Racquel Smith walks from Orleans criminal court on Tuesday. (AP)

So, yes, Racquel Smith was going to hobble to that witness stand, going to make her case, speak her mind. This was the city she loved, she and Will, but now a city and a state she’s fled with her children, trying to start anew somewhere else. The kids miss it, though. So does she. Raised in Lafayette, she is Louisiana to the core, smart and beautiful and oh-so tough.

Here was her chance to confront Hayes, a man she knew for just a few fleeting seconds.

“Loud, angry, evil,” is how she described him during their last encounter.

And here was her chance to confront defense attorneys, who she believes spread falsehoods and mistruths in the media to pollute the jury, stories about evidence that might benefit Hayes, yes, but also ones that might cast aspersions on the Smiths and their whereabouts that day. For instance, the defense cited “multiple sources” last April that placed the couple at a French Quarter gentlemen’s club, which thus far hasn’t panned out as remotely true.

So when defense attorney John Fuller expressed his sympathy for her and her children’s loss and brought up losing his own father as a teen, she was having none of it and didn’t want the jury to be fooled.

“No one expressed any sympathy to me [until the jury was present],” Smith said. “They were putting lies about my family. And, no, we were not at [the] Penthouse [Club]. I’m a mother first. I want to state that for the record.”

*****

Cardell Hayes says he shot Will Smith in self defense. (AP)
Cardell Hayes says he shot Will Smith in self defense. (AP)

Whether she said enough to convict Hayes remains to be seen. The case is too nuanced for one witness to swing it, even an eyewitness/victim such as Racquel Smith. Hayes has a defense worth arguing and Fuller is doing it quite well.

A guilty verdict was the goal for Smith on Tuesday but not the only goal. This, too, was about standing up after being gunned down.

She didn’t want to be here. She had to be here. She comported herself with grace and power, sternly making her points, providing her perspective and not taking an inch from Fuller.

She and her husband had enjoyed a day of fun and drinking at a local festival, then dinner and a couple bars with friends.

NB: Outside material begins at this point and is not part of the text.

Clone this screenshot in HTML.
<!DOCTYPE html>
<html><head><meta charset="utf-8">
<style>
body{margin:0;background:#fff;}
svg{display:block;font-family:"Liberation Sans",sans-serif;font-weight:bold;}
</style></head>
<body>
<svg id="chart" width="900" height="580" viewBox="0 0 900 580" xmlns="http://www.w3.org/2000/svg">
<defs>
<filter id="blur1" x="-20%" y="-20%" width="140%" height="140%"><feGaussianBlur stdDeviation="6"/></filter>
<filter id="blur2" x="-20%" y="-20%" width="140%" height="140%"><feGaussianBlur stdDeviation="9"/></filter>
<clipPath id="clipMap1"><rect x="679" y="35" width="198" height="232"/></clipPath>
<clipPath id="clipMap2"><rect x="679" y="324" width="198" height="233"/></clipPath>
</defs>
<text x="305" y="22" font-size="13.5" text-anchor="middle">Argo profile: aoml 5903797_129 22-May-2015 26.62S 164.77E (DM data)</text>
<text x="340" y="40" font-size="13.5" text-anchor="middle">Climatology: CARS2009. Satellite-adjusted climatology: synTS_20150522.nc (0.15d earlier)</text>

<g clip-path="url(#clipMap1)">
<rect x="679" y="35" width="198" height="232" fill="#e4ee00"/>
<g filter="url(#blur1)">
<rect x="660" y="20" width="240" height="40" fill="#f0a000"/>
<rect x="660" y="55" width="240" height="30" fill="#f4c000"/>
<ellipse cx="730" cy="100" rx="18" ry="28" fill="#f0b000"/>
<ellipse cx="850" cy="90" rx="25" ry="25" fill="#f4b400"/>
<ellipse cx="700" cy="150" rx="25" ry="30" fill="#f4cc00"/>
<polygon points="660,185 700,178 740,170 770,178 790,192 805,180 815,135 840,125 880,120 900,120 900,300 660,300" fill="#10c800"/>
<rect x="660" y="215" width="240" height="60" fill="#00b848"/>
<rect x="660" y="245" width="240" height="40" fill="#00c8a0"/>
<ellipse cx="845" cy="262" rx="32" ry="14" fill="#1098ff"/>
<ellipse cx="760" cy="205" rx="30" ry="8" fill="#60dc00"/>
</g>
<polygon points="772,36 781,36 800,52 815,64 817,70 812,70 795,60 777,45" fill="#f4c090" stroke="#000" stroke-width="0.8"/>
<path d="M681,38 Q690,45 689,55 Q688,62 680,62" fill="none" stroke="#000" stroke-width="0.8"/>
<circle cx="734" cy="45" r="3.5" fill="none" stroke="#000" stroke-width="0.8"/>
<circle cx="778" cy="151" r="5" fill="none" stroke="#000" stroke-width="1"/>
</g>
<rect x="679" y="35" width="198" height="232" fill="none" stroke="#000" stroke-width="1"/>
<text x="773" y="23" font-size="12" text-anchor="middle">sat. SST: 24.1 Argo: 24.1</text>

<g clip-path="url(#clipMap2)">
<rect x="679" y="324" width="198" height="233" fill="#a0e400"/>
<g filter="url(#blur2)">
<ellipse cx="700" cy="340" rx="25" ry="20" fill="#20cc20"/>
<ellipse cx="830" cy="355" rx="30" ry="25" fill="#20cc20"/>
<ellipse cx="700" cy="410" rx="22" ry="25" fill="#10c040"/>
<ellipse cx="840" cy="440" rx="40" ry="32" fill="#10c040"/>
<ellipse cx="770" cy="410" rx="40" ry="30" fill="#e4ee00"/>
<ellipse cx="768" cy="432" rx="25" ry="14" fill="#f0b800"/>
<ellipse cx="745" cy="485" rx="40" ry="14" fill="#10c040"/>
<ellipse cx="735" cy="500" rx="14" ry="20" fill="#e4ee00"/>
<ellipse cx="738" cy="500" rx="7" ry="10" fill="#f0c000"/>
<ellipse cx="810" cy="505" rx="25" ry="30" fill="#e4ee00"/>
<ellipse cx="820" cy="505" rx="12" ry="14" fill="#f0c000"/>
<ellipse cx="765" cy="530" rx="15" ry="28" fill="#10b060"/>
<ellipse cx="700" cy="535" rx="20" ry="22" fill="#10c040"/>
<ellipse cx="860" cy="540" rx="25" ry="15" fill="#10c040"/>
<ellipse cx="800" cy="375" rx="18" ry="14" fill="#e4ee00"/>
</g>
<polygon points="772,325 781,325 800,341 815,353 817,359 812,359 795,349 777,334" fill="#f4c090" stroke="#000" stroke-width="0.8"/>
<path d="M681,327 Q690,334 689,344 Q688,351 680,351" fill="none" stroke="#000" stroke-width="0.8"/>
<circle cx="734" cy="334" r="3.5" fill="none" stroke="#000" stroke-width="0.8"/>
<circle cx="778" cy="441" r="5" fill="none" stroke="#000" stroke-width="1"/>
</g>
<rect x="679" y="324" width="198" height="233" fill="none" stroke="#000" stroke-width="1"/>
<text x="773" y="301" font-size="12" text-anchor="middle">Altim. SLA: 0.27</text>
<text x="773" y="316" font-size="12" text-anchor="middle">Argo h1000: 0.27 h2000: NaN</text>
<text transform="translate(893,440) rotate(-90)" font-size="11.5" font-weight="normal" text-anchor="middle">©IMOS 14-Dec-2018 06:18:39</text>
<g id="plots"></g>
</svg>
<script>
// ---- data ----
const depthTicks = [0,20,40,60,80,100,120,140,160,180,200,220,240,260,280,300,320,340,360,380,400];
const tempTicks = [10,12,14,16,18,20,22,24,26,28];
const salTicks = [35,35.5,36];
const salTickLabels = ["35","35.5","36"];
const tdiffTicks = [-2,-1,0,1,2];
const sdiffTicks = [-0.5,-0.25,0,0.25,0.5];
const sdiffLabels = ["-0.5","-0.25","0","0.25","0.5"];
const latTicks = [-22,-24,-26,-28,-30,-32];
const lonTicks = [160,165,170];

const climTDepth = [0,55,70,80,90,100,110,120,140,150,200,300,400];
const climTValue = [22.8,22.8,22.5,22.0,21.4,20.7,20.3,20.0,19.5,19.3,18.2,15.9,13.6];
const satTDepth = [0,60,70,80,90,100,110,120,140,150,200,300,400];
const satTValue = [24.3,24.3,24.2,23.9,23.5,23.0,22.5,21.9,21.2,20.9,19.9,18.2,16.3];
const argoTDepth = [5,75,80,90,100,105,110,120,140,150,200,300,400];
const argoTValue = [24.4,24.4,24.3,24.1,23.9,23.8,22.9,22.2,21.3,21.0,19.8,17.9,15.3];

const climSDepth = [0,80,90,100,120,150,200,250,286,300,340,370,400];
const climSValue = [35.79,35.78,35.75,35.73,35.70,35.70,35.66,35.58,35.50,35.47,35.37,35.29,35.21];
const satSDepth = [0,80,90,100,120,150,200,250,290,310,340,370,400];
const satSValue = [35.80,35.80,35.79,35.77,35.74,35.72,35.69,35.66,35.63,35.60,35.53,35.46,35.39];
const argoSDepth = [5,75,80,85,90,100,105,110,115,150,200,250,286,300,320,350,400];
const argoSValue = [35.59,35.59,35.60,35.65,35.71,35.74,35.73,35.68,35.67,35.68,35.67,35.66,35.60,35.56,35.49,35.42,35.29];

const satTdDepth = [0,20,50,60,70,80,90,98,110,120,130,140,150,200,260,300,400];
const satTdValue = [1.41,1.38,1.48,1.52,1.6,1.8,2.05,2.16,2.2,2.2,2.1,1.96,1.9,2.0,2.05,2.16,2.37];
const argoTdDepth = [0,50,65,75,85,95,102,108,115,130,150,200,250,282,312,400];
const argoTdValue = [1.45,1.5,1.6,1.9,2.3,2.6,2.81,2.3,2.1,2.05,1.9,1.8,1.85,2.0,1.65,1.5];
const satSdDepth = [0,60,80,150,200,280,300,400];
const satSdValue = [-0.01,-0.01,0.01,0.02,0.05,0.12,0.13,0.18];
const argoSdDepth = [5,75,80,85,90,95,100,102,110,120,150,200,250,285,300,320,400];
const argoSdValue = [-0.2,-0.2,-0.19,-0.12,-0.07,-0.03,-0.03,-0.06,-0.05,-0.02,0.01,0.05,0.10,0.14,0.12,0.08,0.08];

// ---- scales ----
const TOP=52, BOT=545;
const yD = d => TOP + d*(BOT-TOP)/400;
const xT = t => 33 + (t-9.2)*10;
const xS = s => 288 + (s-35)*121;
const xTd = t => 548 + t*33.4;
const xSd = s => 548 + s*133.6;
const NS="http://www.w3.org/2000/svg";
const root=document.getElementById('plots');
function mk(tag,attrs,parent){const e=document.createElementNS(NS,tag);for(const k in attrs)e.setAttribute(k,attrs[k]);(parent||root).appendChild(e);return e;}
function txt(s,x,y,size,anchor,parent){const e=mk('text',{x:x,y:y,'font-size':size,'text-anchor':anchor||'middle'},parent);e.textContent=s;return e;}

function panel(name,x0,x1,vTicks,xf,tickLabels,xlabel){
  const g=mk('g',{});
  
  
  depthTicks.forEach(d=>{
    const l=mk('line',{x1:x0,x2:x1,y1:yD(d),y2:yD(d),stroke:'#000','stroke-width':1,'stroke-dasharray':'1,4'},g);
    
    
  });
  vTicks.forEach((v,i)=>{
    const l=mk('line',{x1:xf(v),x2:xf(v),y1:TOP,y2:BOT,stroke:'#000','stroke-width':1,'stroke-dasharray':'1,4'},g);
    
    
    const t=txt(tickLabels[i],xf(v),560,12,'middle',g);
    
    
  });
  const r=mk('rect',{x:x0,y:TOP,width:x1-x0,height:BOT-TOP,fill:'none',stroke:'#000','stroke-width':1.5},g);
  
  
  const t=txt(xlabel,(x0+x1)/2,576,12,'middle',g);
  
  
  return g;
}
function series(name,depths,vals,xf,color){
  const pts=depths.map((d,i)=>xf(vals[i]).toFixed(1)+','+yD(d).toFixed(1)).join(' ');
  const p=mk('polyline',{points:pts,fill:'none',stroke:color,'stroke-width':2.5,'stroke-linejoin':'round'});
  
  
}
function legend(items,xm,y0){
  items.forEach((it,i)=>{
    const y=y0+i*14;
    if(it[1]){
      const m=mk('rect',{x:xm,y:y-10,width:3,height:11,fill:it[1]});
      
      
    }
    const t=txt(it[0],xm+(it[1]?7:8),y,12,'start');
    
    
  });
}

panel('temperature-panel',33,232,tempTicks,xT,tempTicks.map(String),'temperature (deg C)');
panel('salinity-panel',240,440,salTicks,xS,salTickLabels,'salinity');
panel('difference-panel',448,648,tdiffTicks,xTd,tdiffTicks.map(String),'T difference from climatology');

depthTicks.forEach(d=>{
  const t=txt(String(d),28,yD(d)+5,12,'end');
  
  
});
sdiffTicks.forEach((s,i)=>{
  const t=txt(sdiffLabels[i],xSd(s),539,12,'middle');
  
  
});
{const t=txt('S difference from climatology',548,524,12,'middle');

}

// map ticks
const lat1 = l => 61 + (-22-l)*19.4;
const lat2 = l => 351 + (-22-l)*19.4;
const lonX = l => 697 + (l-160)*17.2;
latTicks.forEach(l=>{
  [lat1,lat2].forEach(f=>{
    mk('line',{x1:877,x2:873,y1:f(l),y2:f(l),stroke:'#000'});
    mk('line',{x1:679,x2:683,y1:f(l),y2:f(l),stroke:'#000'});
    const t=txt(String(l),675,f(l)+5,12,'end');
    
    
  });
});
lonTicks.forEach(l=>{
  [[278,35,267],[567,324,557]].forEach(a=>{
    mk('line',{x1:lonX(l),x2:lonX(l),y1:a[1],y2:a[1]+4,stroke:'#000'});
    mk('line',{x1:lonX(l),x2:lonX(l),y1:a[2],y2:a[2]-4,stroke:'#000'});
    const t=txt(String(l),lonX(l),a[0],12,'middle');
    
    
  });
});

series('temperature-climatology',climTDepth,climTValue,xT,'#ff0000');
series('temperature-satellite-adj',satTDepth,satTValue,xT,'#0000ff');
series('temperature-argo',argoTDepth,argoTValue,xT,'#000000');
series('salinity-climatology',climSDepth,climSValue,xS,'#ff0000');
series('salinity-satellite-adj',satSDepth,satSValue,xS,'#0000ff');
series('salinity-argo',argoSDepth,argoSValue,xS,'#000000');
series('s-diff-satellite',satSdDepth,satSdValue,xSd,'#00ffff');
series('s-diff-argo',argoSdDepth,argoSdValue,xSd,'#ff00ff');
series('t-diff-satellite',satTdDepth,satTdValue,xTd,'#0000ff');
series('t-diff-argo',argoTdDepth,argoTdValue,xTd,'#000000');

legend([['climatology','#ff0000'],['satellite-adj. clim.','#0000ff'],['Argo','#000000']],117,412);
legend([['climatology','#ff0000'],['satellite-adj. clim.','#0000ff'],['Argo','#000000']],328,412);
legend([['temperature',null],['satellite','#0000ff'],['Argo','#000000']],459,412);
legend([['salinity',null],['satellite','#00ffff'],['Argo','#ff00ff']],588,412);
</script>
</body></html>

They wound up in a very minor car accident (if that) with Hayes’ Hummer before pulling away only to have Hayes follow them and eventually rear end the Mercedes at between 17 and 22 miles per hour, shattering glass and bending fenders. The defense claims he was trying to get the license plate number.

“It felt like an attack,” Smith said.

Her husband jumped out of the car. So, too, did Hayes, a 6-foot-6 tow truck driver and semi-pro football player who was even bigger than the former NFL great. Plus, Hayes was carrying his .45. There was arguing. There was shouting. There were insults and profanity. There was Racquel, she said, trying to drag her husband away from a senseless potential conflict. She even thought she’d been successful.

“I said [to Hayes], ‘Sir, please, we’re not like this, we have kids, this is my husband, this is Will, Will Smith, we’ll take care of it,’ ” she testified.

She then locked in on her husband and felt she had found a way to connect through the chaos.

“I looked him in his eyes and named our children, ‘Think of Lisa, Winter and Willie. This is not worth it,’ ” Racquel said. “And he looked me in my eyes and he walked away with me.”

The defense argues Will Smith wasn’t walking away in peace, but to get his own gun he had in the car. “[Smith] said, ‘You’ve got a gun? Well I got a gun too and I’m going to show you what to do with it,’ ” defense attorney Jay Daniels said during opening statements.

Whatever it was, the Smiths got but a few steps.

“I heard a ‘pop, pop,’ ” Racquel Smith said. “I didn’t even know it was me. I didn’t know it was my legs. I didn’t know I was shot. Someone yelled, ‘They’re shooting.’ I felt a burning. I grabbed my legs, I didn’t know. I knew I was shot. I just lay there. I just played dead, I didn’t know if he was going to come back and shoot me.

“A few seconds went by then I heard a ‘pop, pop, pop, pop, pop,’ ” she concluded.

That was the volley of bullets that killed her husband. She said Hayes was shouting then, apparently taunting Smith for acting tough in front of white people, perhaps a Hispanic friend that was with them or maybe bystanders who saw the altercation.

“[Hayes said], ‘You want to show off for the [expletive] white boy?’ ” Racquel testified. ” ‘Now look at you now. Look at you now?’ ”

The defense disputes that. It disputes lots of things. Again, that isn’t the entire point. Trials tend to contain small victories amidst the big. The jury will determine the latter. As for the former, Racquel Smith finally got her chance to confront the man who killed her husband and shot her legs and ruined her life.

“I was laying there in a lot of pain and all I could think about was my kids,” Racquel said. “I was crying and I was scared and I was just thinking about my babies and my husband. [I thought] ‘He is going to make it because he is my Superman. There is no way.’

“And my worst nightmare happened. He didn’t have to do that to my baby,” she said of Hayes. “He didn’t have to do that to him.”

She looked directly at the defendant.

“And you know it,” she said. “Or to me. I didn’t do you anything for you to shoot me?”

No matter how this trial ends, with Hayes convicted or cleared, after all these months, Racquel Smith returned to the city she once loved but now loathes, hobbled to the witness stand and stood her own damn ground.